I believe in dichotomies. I am the product of one. My mother raised me to be a good Methodist. I went to church every Sunday, read the Bible and learned what Jesus would do. My father raised me to be a good skeptic. He never identified himself as an atheist, but he did not believe in anything as empirically improvable as a higher being. He taught me to question, to use deductive reasoning and to live a life according to a strict code of personal ethics. And yet, I have found a harmony between these two disparate sides of me – the intellectual and the spiritual. I have become an Ethical Humanist.
I’m still discovering what it means to be an Ethical Humanist, a term that sounds pretty dry and cold and philosophical. But it’s not. It is everything I have learned from Jesus and my parents and the Bible and Science all rolled into one. It is my passion and my life’s guide. It is my religion.
I stumbled across this religion after listening to an ad on my local NPR station here in St. Louis. There was going to be a lecture by a renowned Washington University biologist on the case for Evolution sponsored by the Mid-Rivers Ethical Society. The lecture was of course fascinating, but it was the people I met – the people who believed as I did and came together as a community around those beliefs that opened my eyes to a religion that I did not know existed.
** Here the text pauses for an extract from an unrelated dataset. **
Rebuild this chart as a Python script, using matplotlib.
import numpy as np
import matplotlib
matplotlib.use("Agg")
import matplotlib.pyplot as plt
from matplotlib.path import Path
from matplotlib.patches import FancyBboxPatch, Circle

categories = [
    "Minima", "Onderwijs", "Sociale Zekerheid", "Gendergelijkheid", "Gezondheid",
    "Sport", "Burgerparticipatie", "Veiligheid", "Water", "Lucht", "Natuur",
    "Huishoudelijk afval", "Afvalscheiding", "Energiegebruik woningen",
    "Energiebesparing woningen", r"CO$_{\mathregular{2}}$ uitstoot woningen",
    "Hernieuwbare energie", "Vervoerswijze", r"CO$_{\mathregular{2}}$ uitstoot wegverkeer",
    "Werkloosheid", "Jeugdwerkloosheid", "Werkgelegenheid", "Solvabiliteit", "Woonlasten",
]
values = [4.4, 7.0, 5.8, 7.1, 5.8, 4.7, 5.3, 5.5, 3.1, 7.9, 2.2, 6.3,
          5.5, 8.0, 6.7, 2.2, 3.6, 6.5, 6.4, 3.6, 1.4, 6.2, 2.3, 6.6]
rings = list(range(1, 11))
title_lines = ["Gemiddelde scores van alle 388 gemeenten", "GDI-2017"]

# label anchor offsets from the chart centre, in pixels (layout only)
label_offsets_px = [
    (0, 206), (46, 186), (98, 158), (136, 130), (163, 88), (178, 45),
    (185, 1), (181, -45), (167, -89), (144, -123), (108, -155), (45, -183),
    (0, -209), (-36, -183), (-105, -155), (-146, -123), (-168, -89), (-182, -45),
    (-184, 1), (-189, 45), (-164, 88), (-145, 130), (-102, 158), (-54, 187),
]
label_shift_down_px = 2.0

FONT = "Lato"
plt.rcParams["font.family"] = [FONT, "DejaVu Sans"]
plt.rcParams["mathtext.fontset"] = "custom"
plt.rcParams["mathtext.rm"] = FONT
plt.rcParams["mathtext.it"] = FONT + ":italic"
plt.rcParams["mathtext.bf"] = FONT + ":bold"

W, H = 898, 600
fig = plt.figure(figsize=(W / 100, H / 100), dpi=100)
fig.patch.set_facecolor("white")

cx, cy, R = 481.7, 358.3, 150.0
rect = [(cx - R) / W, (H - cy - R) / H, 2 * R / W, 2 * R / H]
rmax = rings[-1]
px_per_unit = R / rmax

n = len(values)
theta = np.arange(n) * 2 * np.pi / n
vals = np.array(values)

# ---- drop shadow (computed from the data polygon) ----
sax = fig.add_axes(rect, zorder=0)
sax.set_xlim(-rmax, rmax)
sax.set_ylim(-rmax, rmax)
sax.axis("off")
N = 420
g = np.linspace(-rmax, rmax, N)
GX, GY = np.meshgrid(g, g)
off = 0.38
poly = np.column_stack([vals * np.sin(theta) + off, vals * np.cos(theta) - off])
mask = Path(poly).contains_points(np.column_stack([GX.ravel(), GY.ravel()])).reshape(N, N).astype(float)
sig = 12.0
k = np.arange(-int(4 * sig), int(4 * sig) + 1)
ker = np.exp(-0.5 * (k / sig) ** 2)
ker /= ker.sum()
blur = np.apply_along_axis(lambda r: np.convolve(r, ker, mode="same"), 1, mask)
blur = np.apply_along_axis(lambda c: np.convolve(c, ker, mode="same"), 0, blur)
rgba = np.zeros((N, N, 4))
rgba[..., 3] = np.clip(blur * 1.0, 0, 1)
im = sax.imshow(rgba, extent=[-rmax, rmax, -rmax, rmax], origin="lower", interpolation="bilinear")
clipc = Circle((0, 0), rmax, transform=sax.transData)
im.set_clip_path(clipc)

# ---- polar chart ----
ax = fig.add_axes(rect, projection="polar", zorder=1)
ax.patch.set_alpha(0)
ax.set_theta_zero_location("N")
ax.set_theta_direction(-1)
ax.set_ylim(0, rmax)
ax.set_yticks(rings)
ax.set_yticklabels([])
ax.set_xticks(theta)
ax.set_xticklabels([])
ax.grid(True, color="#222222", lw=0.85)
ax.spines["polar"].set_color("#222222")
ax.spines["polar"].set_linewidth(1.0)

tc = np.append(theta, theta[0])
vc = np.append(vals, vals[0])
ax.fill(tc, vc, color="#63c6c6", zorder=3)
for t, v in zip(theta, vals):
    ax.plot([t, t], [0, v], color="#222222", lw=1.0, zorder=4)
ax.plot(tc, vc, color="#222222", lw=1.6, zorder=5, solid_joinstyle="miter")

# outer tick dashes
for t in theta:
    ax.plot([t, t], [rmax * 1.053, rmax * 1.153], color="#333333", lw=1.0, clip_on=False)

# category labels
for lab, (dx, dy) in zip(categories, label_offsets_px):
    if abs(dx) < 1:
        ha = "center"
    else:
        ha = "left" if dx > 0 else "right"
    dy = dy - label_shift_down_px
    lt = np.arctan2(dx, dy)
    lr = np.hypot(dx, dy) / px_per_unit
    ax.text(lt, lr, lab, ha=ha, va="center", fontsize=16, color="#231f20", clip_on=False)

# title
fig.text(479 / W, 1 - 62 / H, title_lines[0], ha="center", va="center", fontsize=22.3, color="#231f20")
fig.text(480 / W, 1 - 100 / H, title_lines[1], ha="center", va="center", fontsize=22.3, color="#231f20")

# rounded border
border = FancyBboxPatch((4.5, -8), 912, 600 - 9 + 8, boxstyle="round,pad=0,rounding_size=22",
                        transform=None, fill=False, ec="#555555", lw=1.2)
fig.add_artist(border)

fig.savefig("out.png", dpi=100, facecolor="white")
It is a religion of “Deed before Creed” and “Love over Should.” It is a religion unencumbered by dogma, the riddles of antiquity and the scars of history. It is also not very popular or well understood.
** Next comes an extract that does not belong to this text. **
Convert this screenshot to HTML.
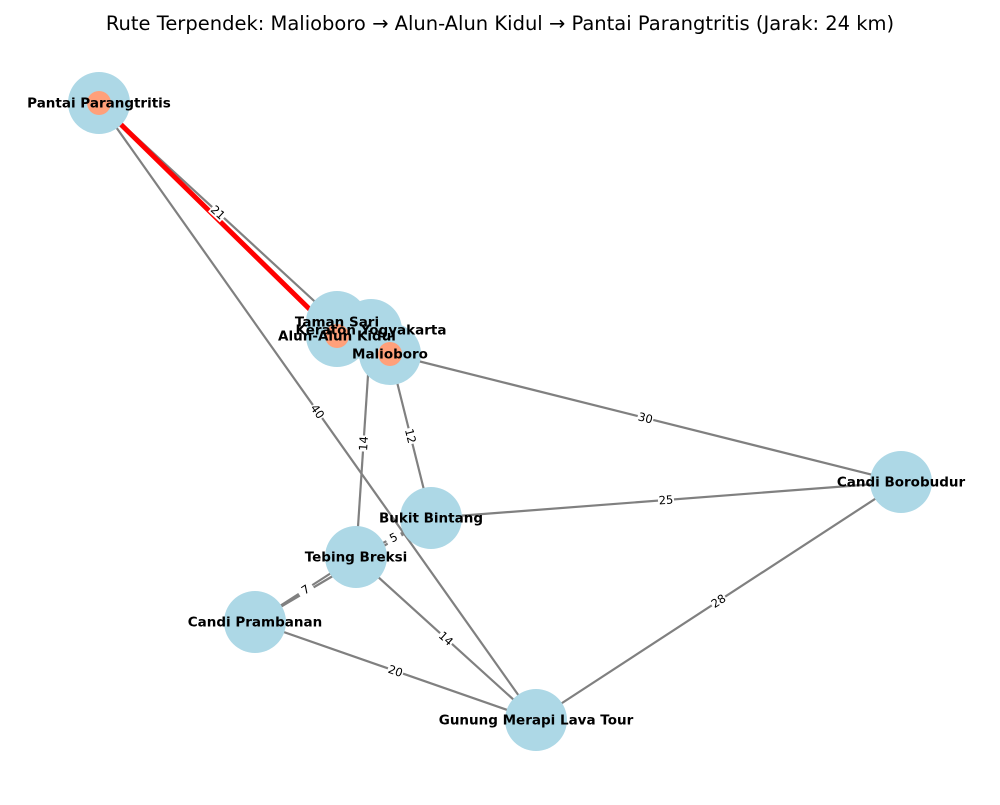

Most of us are your typical white, middle-class bleeding-heart liberals, but we all ache for diversity in our little group. We instinctively know that opening our minds to a variety of viewpoints will keep us honest in challenging and reaffirming our own beliefs. I’m a little scared, though, of becoming too self-righteous and hypocritical. I believe so deeply in the core of Ethical Humanism – that every person has worth – that I’m in danger of not being able to find the value in someone who does not also believe that.
I wish religion were easy for me. I wish a man in a pulpit could just point me to the right verse and I’d be able to know what is right and what is not. But being the daughter of a passionate and spiritual mother and a skeptical and intellectual father keeps me from being satisfied with an easy answer. It’s going to be a lot of work to keep figuring out what I believe, but I’m eager for the challenge.